Talvez com mais força que nunca, o país quer ganhar alguma coisa. Passaram-se 32 anos desde que a equipe venceu a última Copa do Mundo. A isso se soma a grande decepção de três finais perdidas nos últimos anos: o Mundial de 2014 contra a Alemanha e as duas últimas edições da Copa América contra o Chile. Os argentinos querem sentir-se triunfantes por um tempinho, não só por causa de seu fanatismo, mas também porque, fora do gramado, poucos motivos existem para se comemorar.

“A situação da Argentina é tão delicada que as partidas da seleção não conseguiram fazer esquecer os temas quentes da agenda do país, tais como o empréstimo do FMI, que concordou em enviar US$ 50 bilhões. A Argentina joga contra a Nigéria na terça-feira. Na segunda-feira, haverá uma greve nacional dos principais centros sindicais, que paralisará todo o país. Há um grande descontentamento social, que será transformado em protesto”, disse, ao jornal O Estado de S.Paulo, Julio Gambina, professor e especialista em economia política.

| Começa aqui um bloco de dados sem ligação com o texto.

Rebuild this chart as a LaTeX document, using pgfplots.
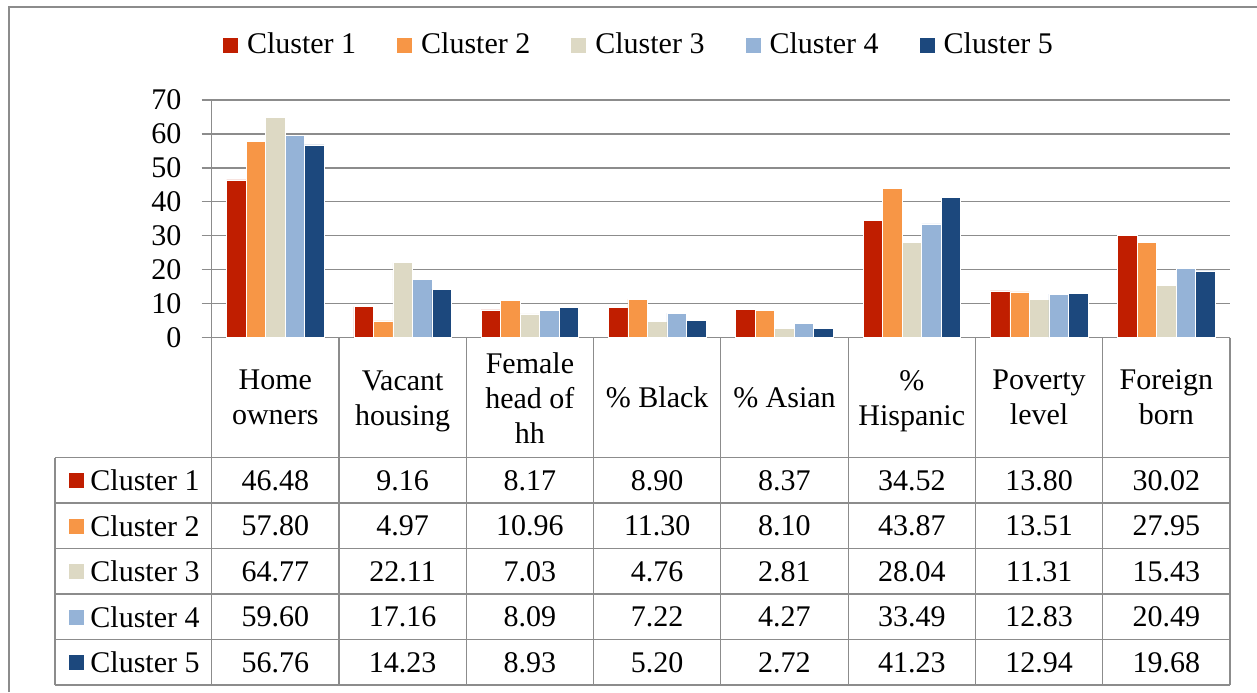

Além disso, o Instituto Nacional de Estatística e Censos (Indec) acaba de anunciar alguns números desanimadores: o desemprego cresceu no primeiro trimestre para 9,1%. Enquanto isso, as principais consultorias projetam inflação de 30% em 2018, a maior da região depois da Venezuela. Nos últimos dias, o governo comemorou – quase como um triunfo da seleção – a ascensão à categoria de “mercado emergente” de acordo com a agência de classificação de risco Morgan Stanley Capital International (MSCI). Este novo status traria novos investimentos produtivos no país.

Julio Gambina não é muito otimista. “O governo encarou isso como uma boa notícia. Mas há algo que raramente é falado. Essa condição de emergente supõe o aprofundamento da reforma trabalhista e provisões para reduzir os custos de produção”, concluiu.

Para passar de forma angustiante às oitavas de final, a Argentina deve vencer a Nigéria nesta terça-feira, em São Petersburgo. E, por sua vez, esperar que a Islândia não derrote a Croácia. Se o último acontecer, tudo será definido pela diferença de gols. Se a seleção de Messi for deixada de fora, não apenas adicionará mais um amargor a um país inteiro. Também obrigará os argentinos a acordar de uma ressaca terrível e enfrentar uma realidade na qual também não se pode vencer.